The Alliance for Peacebuilding’s Call to Action: Renew START Treaty Limits on Nuclear Weapons and Stop the Resumption of Testing
FOR IMMEDIATE RELEASE
November 6, 2025
CONTACT
Nick Zuroski | nick@allianceforpeacebuilding.org
Washington, DC, USA — The Alliance for Peacebuilding (AfP), a network of 250+ organizations working to prevent violent conflict and build sustainable peace in 181 countries, is joining the growing “call to halt and reverse a new nuclear arms race.”
AfP calls on the United States and Russia to commit to abide by the limits of the New START Treaty—the last remaining nuclear arms reduction agreement in place, set to expire in February 2026—and begin negotiating a follow-on treaty. Arms control agreements between the U.S. and Russia were critical in reversing the dangerous nuclear arms races of the Cold War. At a time of increasing and record-breaking global violent conflict, the world needs the U.S. and Russia to immediately renew arms control commitments. Further, to meet the moment, global leaders must initiate wider arms control talks involving China and other nuclear powers.
AfP is concerned about recent announcements from the U.S. and Russia that they are considering the resumption of nuclear weapons testing. Such testing would likely fuel a new destabilizing nuclear arms race and increase future conflict risks. Decisions by world powers to stop nuclear testing three decades ago were a profound achievement, as no country other than North Korea has tested nuclear weapons in the last 25 years. New testing would directly threaten citizens’ health and well-being; estimates suggest that nuclear testing in the 20th century contributed to the deaths of hundreds of thousands of Americans alone.

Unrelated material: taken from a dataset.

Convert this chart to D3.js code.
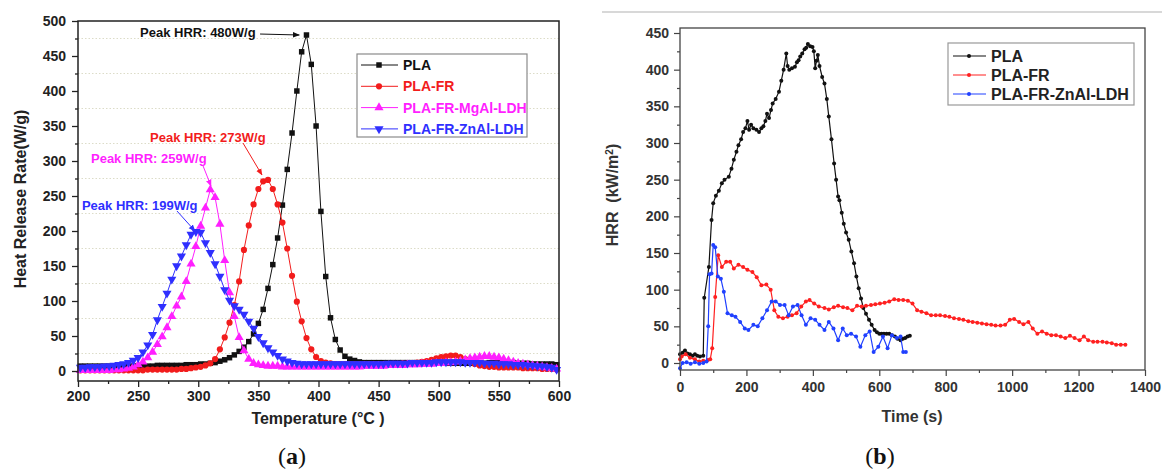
<!DOCTYPE html>
<html>
<head>
<meta charset="utf-8">
<title>Heat release rate</title>
<script src="https://cdnjs.cloudflare.com/ajax/libs/d3/7.8.5/d3.min.js"></script>
<style>
  body { margin: 0; background: #fff; }
  #chart { display: block; }
  text { font-family: "Liberation Sans", Arial, sans-serif; font-weight: bold; }
  text.caption { font-family: "Liberation Serif", "Times New Roman", serif; font-weight: normal; }
</style>
</head>
<body>
<svg id="chart" width="1162" height="470"></svg>
<script>
// ---- (a) HRR vs temperature, sampled every 4 degC from 202 to 598 ----
var tempA = d3.range(202, 599, 4);
var plaA = [7,7,7,7,7,7,7,7,7,7, 7,7,7,7,7,7,8,8,8,8, 8,8,9,9,9,10,10,11,12,14,
  16,19,23,28,34,42,53,68,88,118, 152,190,237,288,340,400,456,480,438,350,
  228,135,76,45,30,21,17,15,13,12, 12,12,12,12,12,12,12,12,12,12,
  12,12,12,12,12,12,11,11,11,11, 11,11,11,11,11,12,12,12,12,12, 12,11,11,11,10,10,10,10,10,9];
var frA = [1,1,1,1,1,1,1,1,1,1, 1,1,1,1,2,2,2,2,2,2, 2,3,3,4,5,6,8,11,17,31,
  48,69,94,128,173,208,238,260,271,273, 260,238,212,175,136,99,71,47,31,20,
  14,12,11,10,10,10,10,10,10,10, 10,10,10,10,10,10,10,11,11,11,
  12,13,14,16,18,20,21,22,22,20, 17,13,10,8,7,6,6,5,5,5, 5,5,4,4,4,4,3,3,3,2];
var mgA = [1,1,1,1,1,1,1,2,2,3, 4,6,9,13,19,27,38,49,62,78, 93,106,128,153,178,207,233,259,248,210,
  158,112,78,48,29,17,11,9,8,7, 7,7,6,6,6,6,6,6,6,6,
  6,6,6,6,6,6,6,6,6,7, 7,7,7,7,8,8,8,8,9,9,
  9,10,10,10,11,11,12,12,13,14, 16,18,19,20,21,21,20,19,17,15, 13,11,10,9,8,7,6,5,4,3];
var znA = [5,5,6,6,6,7,7,8,9,10, 12,15,19,27,37,52,73,92,111,131, 150,164,180,195,199,198,183,169,153,135,
  116,101,93,88,81,71,61,49,40,33, 27,22,17,14,12,11,10,10,10,10,
  10,10,10,10,10,10,10,10,10,10, 10,10,10,10,11,11,11,11,11,12,
  12,12,12,12,13,13,13,13,13,13, 12,12,12,12,11,11,11,10,10,10, 9,9,9,8,8,7,7,6,5,2];
var namesA = ["PLA", "PLA-FR", "PLA-FR-MgAl-LDH", "PLA-FR-ZnAl-LDH"];
var xTicksA = [200, 250, 300, 350, 400, 450, 500, 550, 600];
var yTicksA = [0, 50, 100, 150, 200, 250, 300, 350, 400, 450, 500];

// ---- (b) HRR vs time, cone calorimeter ----
var plaTime = [0,8,15,22,30,38,45,52,60,70,73,87,95,100,108,117,126,134,147,155,162,170,176,184,190,197,203,208,214,221,
  230,238,245,251,257,262,268,274,279,288,298,305,312,320,324,329,337,346,352,357,362,368,375,380,385,392,399,403,407,411,
  415,420,428,435,442,448,456,464,470,476,480,487,493,500,508,516,524,531,538,545,552,560,569,577,586,593,600,607,614,622,
  630,638,647,655,664,671,678,685,692];
var plaHRR = [12,14,17,13,12,10,12,10,9,10,89,131,195,218,228,235,245,250,254,265,277,288,297,305,315,320,330,318,325,320,
  318,315,320,323,330,340,334,345,354,360,370,385,400,422,405,400,402,404,410,413,418,422,428,430,435,432,431,425,402,412,
  420,405,390,381,360,336,305,272,250,227,222,205,190,178,168,152,136,118,102,88,75,67,59,52,45,42,40,40,40,40,
  40,38,36,33,31,33,34,36,37];
var frTime = [0,5,17,30,45,58,70,84,91,97,106,115,126,139,151,162,176,190,203,218,231,245,260,273,284,296,310,324,337,351,
  365,379,390,404,418,435,448,463,476,491,504,519,533,547,560,575,588,602,616,630,645,658,672,686,700,714,727,742,756,770,
  783,798,811,825,840,853,868,881,895,909,923,937,950,965,979,993,1006,1021,1034,1049,1062,1076,1090,1104,1118,1132,1146,1160,1174,1188,
  1203,1216,1229,1244,1257,1272,1285,1300,1313,1327,1341];
var frHRR = [5,9,12,7,5,2,3,4,5,20,90,147,131,138,138,129,134,131,127,124,117,106,107,100,72,63,61,63,65,68,
  77,84,86,81,77,75,73,76,78,76,75,72,78,77,78,79,80,81,82,84,87,86,86,85,81,72,70,68,65,65,
  65,64,63,61,60,59,57,56,55,54,53,52,51,51,52,59,60,56,53,56,47,40,43,40,38,38,36,34,37,34,
  31,36,31,29,29,29,28,27,25,25,25];
var znTime = [0,8,20,32,45,58,70,80,85,89,95,100,106,114,123,132,143,156,167,181,195,206,221,234,248,262,276,288,301,315,
  327,340,354,366,379,393,407,420,435,448,462,476,490,502,515,530,543,558,571,583,597,611,625,638,653,664,672,680];
var znHRR = [-7,0,1,-1,1,-1,0,2,50,121,122,161,158,118,115,97,68,65,63,56,47,45,52,50,61,72,84,84,79,79,
  65,77,79,65,52,61,59,52,45,56,47,31,47,38,40,36,22,38,43,15,22,36,20,38,34,36,15,15];
var namesB = ["PLA", "PLA-FR", "PLA-FR-ZnAl-LDH"];
var xTicksB = [0, 200, 400, 600, 800, 1000, 1200, 1400];
var yTicksB = [0, 50, 100, 150, 200, 250, 300, 350, 400, 450];

var svg = d3.select("#chart");
var defs = svg.append("defs");

function arrowHead(id, color) {
  defs.append("marker").attr("id", id).attr("viewBox", "0 0 10 10")
    .attr("refX", 9).attr("refY", 5).attr("markerWidth", 7).attr("markerHeight", 7)
    .attr("markerUnits", "userSpaceOnUse").attr("orient", "auto")
    .append("path").attr("d", "M0,1 L10,5 L0,9 Z").attr("fill", color);
}

// ================= panel (a) =================
var xA = d3.scaleLinear().domain([200, 600]).range([78, 559]);
var yA = d3.scaleLinear().domain([0, 500]).range([371, 21]);
var boxA = { left: 78, right: 559, top: 21, bottom: 381 };
var colA = ["#111111", "#f21c1c", "#ff1fff", "#2f2fff"];
var shapeA = [d3.symbolSquare, d3.symbolCircle, d3.symbolTriangle, d3.symbolTriangle];
var sizeA = [30, 30, 36, 36];
var rotA = [0, 0, 0, 180];

var gA = svg.append("g");

// dotted grid at the minor ticks
gA.selectAll(".gridA").data(d3.range(25, 500, 50)).join("line")
  .attr("x1", boxA.left).attr("x2", boxA.right)
  .attr("y1", function (d) { return yA(d); }).attr("y2", function (d) { return yA(d); })
  .attr("stroke", "#dcdcc8").attr("stroke-width", 1).attr("stroke-dasharray", "1.5,2");

var seriesA = [plaA, frA, mgA, znA];
seriesA.forEach(function (vals, k) {
  var pts = tempA.map(function (t, i) { return [t, vals[i]]; });
  gA.append("path").datum(pts)
    .attr("d", d3.line().x(function (d) { return xA(d[0]); }).y(function (d) { return yA(d[1]); }))
    .attr("fill", "none").attr("stroke", colA[k]).attr("stroke-width", 1);
  gA.append("g").selectAll("path").data(pts).join("path")
    .attr("d", d3.symbol().type(shapeA[k]).size(sizeA[k]))
    .attr("transform", function (d) { return "translate(" + xA(d[0]) + "," + yA(d[1]) + ") rotate(" + rotA[k] + ")"; })
    .attr("fill", colA[k]);
});

gA.append("rect").attr("x", boxA.left).attr("y", boxA.top)
  .attr("width", boxA.right - boxA.left).attr("height", boxA.bottom - boxA.top)
  .attr("fill", "none").attr("stroke", "#222").attr("stroke-width", 1.5);

var axA = gA.append("g").attr("transform", "translate(0," + boxA.bottom + ")")
  .call(d3.axisBottom(xA).tickValues(xTicksA).tickSize(6).tickPadding(4).tickFormat(d3.format("d")));
var axAm = gA.append("g").attr("transform", "translate(0," + boxA.bottom + ")")
  .call(d3.axisBottom(xA).tickValues(d3.range(225, 600, 50)).tickSize(3).tickFormat(""));
var ayA = gA.append("g").attr("transform", "translate(" + boxA.left + ",0)")
  .call(d3.axisLeft(yA).tickValues(yTicksA).tickSize(6).tickPadding(6).tickFormat(d3.format("d")));
var ayAm = gA.append("g").attr("transform", "translate(" + boxA.left + ",0)")
  .call(d3.axisLeft(yA).tickValues(d3.range(25, 500, 50)).tickSize(3).tickFormat(""));
[axA, axAm, ayA, ayAm].forEach(function (a) {
  a.select(".domain").remove();
  a.selectAll("line").attr("stroke", "#222").attr("stroke-width", 1.3);
  a.selectAll("text").attr("font-size", 14).attr("fill", "#222")
    .attr("font-family", null).attr("font-weight", null);
});

gA.append("text").attr("x", 318).attr("y", 424).attr("text-anchor", "middle")
  .attr("font-size", 16).attr("fill", "#222").text("Temperature (°C )");
gA.append("text").attr("transform", "translate(26,199) rotate(-90)").attr("text-anchor", "middle")
  .attr("font-size", 16).attr("fill", "#222").text("Heat Release Rate(W/g)");

// peak annotations
var notesA = [
  { text: "Peak HRR: 480W/g", k: 0, tx: 251.6, ty: 483, from: [351.4, 481.4], to: [384, 480] },
  { text: "Peak HRR: 273W/g", k: 1, tx: 259.9, ty: 334, from: [337.2, 325.7], to: [353, 280] },
  { text: "Peak HRR: 259W/g", k: 2, tx: 210.8, ty: 303, from: [304, 293], to: [310.6, 264.3] },
  { text: "Peak HRR: 199W/g", k: 3, tx: 203.3, ty: 237, from: [282.3, 228.6], to: [297.3, 200] }
];
notesA.forEach(function (n, i) {
  arrowHead("arrA" + i, colA[n.k]);
  gA.append("text").attr("x", xA(n.tx)).attr("y", yA(n.ty)).attr("dy", "0.35em")
    .attr("font-size", 13).attr("fill", colA[n.k]).text(n.text);
  gA.append("line").attr("x1", xA(n.from[0])).attr("y1", yA(n.from[1]))
    .attr("x2", xA(n.to[0])).attr("y2", yA(n.to[1]))
    .attr("stroke", colA[n.k]).attr("stroke-width", 1).attr("marker-end", "url(#arrA" + i + ")");
});

// legend (a)
var legA = gA.append("g");
legA.append("rect").attr("x", 357).attr("y", 54).attr("width", 170).attr("height", 83)
  .attr("fill", "#fff").attr("stroke", "#8a8a8a").attr("stroke-width", 1.2);
namesA.forEach(function (name, k) {
  var y = 65 + k * 21.3;
  legA.append("line").attr("x1", 361).attr("x2", 398).attr("y1", y).attr("y2", y)
    .attr("stroke", colA[k]).attr("stroke-width", 1);
  legA.append("path").attr("d", d3.symbol().type(shapeA[k]).size(sizeA[k]))
    .attr("transform", "translate(379," + y + ") rotate(" + rotA[k] + ")").attr("fill", colA[k]);
  legA.append("text").attr("x", 403).attr("y", y).attr("dy", "0.36em")
    .attr("font-size", 14).attr("fill", colA[k]).text(name);
});

// caption
svg.append("text").attr("class", "caption").attr("x", 292).attr("y", 464).attr("text-anchor", "middle")
  .attr("font-size", 24).attr("fill", "#111")
  .html('(<tspan style="font-weight:bold">a</tspan>)');

// ================= panel (b) =================
var xB = d3.scaleLinear().domain([0, 1400]).range([680, 1145]);
var yB = d3.scaleLinear().domain([0, 450]).range([363, 33]);
var boxB = { left: 680, right: 1145, top: 28, bottom: 370 };
var colB = ["#111111", "#ff2020", "#2040ff"];

var gB = svg.append("g");
svg.append("line").attr("x1", 602).attr("x2", 1162).attr("y1", 12).attr("y2", 12)
  .attr("stroke", "#d8d8d8").attr("stroke-width", 2);

var seriesB = [[plaTime, plaHRR], [frTime, frHRR], [znTime, znHRR]];
seriesB.forEach(function (s, k) {
  var pts = s[0].map(function (t, i) { return [t, s[1][i]]; });
  gB.append("path").datum(pts)
    .attr("d", d3.line().x(function (d) { return xB(d[0]); }).y(function (d) { return yB(d[1]); }))
    .attr("fill", "none").attr("stroke", colB[k]).attr("stroke-width", 1.2);
  gB.append("g").selectAll("circle").data(pts).join("circle")
    .attr("cx", function (d) { return xB(d[0]); }).attr("cy", function (d) { return yB(d[1]); })
    .attr("r", 2).attr("fill", colB[k]);
});

gB.append("rect").attr("x", boxB.left).attr("y", boxB.top)
  .attr("width", boxB.right - boxB.left).attr("height", boxB.bottom - boxB.top)
  .attr("fill", "none").attr("stroke", "#444").attr("stroke-width", 1.3);

var axB = gB.append("g").attr("transform", "translate(0," + boxB.bottom + ")")
  .call(d3.axisBottom(xB).tickValues(xTicksB).tickSize(6).tickPadding(6).tickFormat(d3.format("d")));
var axBm = gB.append("g").attr("transform", "translate(0," + boxB.bottom + ")")
  .call(d3.axisBottom(xB).tickValues(d3.range(100, 1400, 200)).tickSize(3).tickFormat(""));
var ayB = gB.append("g").attr("transform", "translate(" + boxB.left + ",0)")
  .call(d3.axisLeft(yB).tickValues(yTicksB).tickSize(6).tickPadding(5).tickFormat(d3.format("d")));
var ayBm = gB.append("g").attr("transform", "translate(" + boxB.left + ",0)")
  .call(d3.axisLeft(yB).tickValues(d3.range(25, 450, 50)).tickSize(3).tickFormat(""));
[axB, axBm, ayB, ayBm].forEach(function (a) {
  a.select(".domain").remove();
  a.selectAll("line").attr("stroke", "#444").attr("stroke-width", 1.2);
  a.selectAll("text").attr("font-size", 14).attr("fill", "#333")
    .attr("font-family", null).attr("font-weight", null);
});

gB.append("text").attr("x", 912).attr("y", 422).attr("text-anchor", "middle")
  .attr("font-size", 16).attr("fill", "#333").text("Time (s)");
gB.append("text").attr("transform", "translate(618,195) rotate(-90)").attr("text-anchor", "middle")
  .attr("font-size", 16).attr("fill", "#333")
  .html('HRR \u00a0(kW/m<tspan baseline-shift="super" font-size="10">2</tspan>)');

var legB = gB.append("g");
legB.append("rect").attr("x", 948).attr("y", 43).attr("width", 186).attr("height", 62)
  .attr("fill", "#fff").attr("stroke", "#999").attr("stroke-width", 1.2);
namesB.forEach(function (name, k) {
  var y = 56 + k * 19;
  legB.append("line").attr("x1", 953).attr("x2", 986).attr("y1", y).attr("y2", y)
    .attr("stroke", colB[k]).attr("stroke-width", 1.2);
  legB.append("circle").attr("cx", 969).attr("cy", y).attr("r", 2).attr("fill", colB[k]);
  legB.append("text").attr("x", 991).attr("y", y).attr("dy", "0.36em")
    .attr("font-size", 16).attr("fill", "#222").text(name);
});

svg.append("text").attr("class", "caption").attr("x", 880).attr("y", 464).attr("text-anchor", "middle")
  .attr("font-size", 24).attr("fill", "#111")
  .html('(<tspan style="font-weight:bold">b</tspan>)');
</script>
</body>
</html>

Today, nuclear weapons are once again becoming a significant threat to the future of peace and security. Many older Americans remember the widespread fear of nuclear war that hung over ordinary life for several decades, up to the 1980s. Leaders regularly talked about intercontinental ballistic missiles and global thermonuclear war on the news. Movies depicted the horror of nuclear conflict and fallout, with the 1983 film, The Day After, being viewed by more than 100 million people in the U.S., which accounted for almost half of the population. The “nuclear freeze” movement of the 1980s is credited with helping to end the nuclear arms race by raising public awareness and creating political pressure that contributed to a shift in the U.S.-Soviet relations and eventual arms control agreements.
In many ways, the peacebuilding field emerged from the anti-nuclear citizen and scientific movements of the Cold War. “AfP is committed to renewing critical collaboration between arms control and peacebuilding organizations so that we can build toward a broader movement,” says Liz Hume, AfP Executive Director. “To be successful, we need to rebuild a new peace movement that includes everyday peacebuilders and leaders who can champion commonsense policies to prevent and reduce this new, dangerous era in the nuclear arms race.”
The Alliance for Peacebuilding (AfP), named the “number one influencer and change agent” among peacebuilding institutions worldwide, is an award-winning nonprofit and nonpartisan network of 250+ organizations working in 181 countries to prevent and reduce violent conflict and build sustainable peace. AfP cultivates a network to strengthen and advance the peacebuilding field, enabling peacebuilding organizations to achieve greater impact—tackling issues too large for any one organization to address alone.